Promoter Eddie Hearn insists Chris Eubank Jr. is the only person to blame for why one of the most intriguing bouts in British boxing may never happen.

Last week, it was revealed that long-gestated talks between Eubank Jr. and Hearn’s client, Conor Benn, finally fell through, with both sides deciding to go their separate ways.

Eubank and Benn, sons of British boxing greats, have been joined at the hip for nearly the past two years. The two were originally scheduled to fight last year, in October, but those plans went awry after Benn was revealed to have tested positive twice for the banned performance-enhancing drug clomifene.

Efforts to stage the fight never stopped, even though Benn has repeatedly failed to resolve his illicit standing with the British Boxing Board of Control, without whose approval Benn cannot legally box in his homeland. Benn is currently at a standoff with the Board over their appeal to the lifting of his suspension in the summer.

Hearn, who was trying to push Eubank vs. Benn for Feb. 3 at Tottenham Hotspur Stadium in London, said that Eubank’s incessant demands for an exorbitant purse was what killed the deal. Specifically, Hearn said Eubank wanted a guaranteed purse that incorporated potential pay-per-view upside and that, for the promoter, was a nonstarter.

“[Eubank] pulls a number out of the sky, and I’m just like, how?” Hearn said on the Boxing with Chris Mannix Podcast. “‘Well, you said it was the biggest fight in the history of British boxing.’ ‘Mate, I’m a promoter, what do you want me to say? That it’s not that big of a fight?’ I mean it is a big fight, but a lot of the time, on pay-per-view upside, you need to back yourself. If you think that (it can succeed), then no problem. You’ll actually hit your number.

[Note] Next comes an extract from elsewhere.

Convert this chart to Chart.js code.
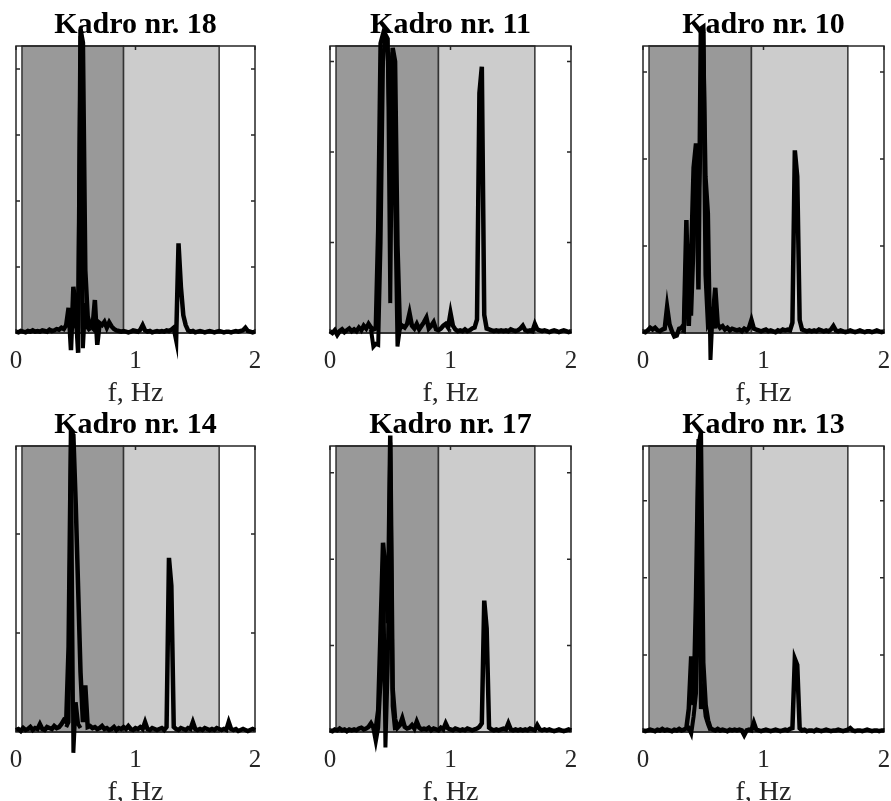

“But we can’t put guarantees in for numbers that we won’t hit. We know it’s a huge pay-per-view but you can’t just have a conversation where you say, ‘It does a million buys.’ Does it? If it does a million buys, congratulations, you’re actually going to get more than your number. ‘So surely if you back yourself to do a million, we’re in, alright?’ ‘Oh, no you got to pay me up front for the million buys.’ ‘How?’ I don’t want to do a fight where I lose three or four million dollars. What’s the point of that?"

Hearn warned that Eubank was now likely headed for a insignificant bout against an obscure opponent for a paltry payday compared to what he would have received for the Benn fight.

Indeed, Eubank has already lashed out at his own promoter, Kalle Sauerland, for trying to make a fight with an opponent he has no interest in facing.

"Conor signed, Kalle was all in, and Chris Eubank Jr. wasn’t," Hearn said. "It’s so frustrating. I’m saying, ‘What are you going to do.’ ‘What do you mean? I’ve got loads of options.’ ‘No you haven’t!’

“He’s going to end up taking a fight for a quarter of what we offered him against maybe the IBO champion at middleweight. It’s Ego, stupidity, a lack of common sense. But mostly it’s someone in your ear who is a complete clown and has no idea of what they’re talking about. Welcome to the world of boxing.”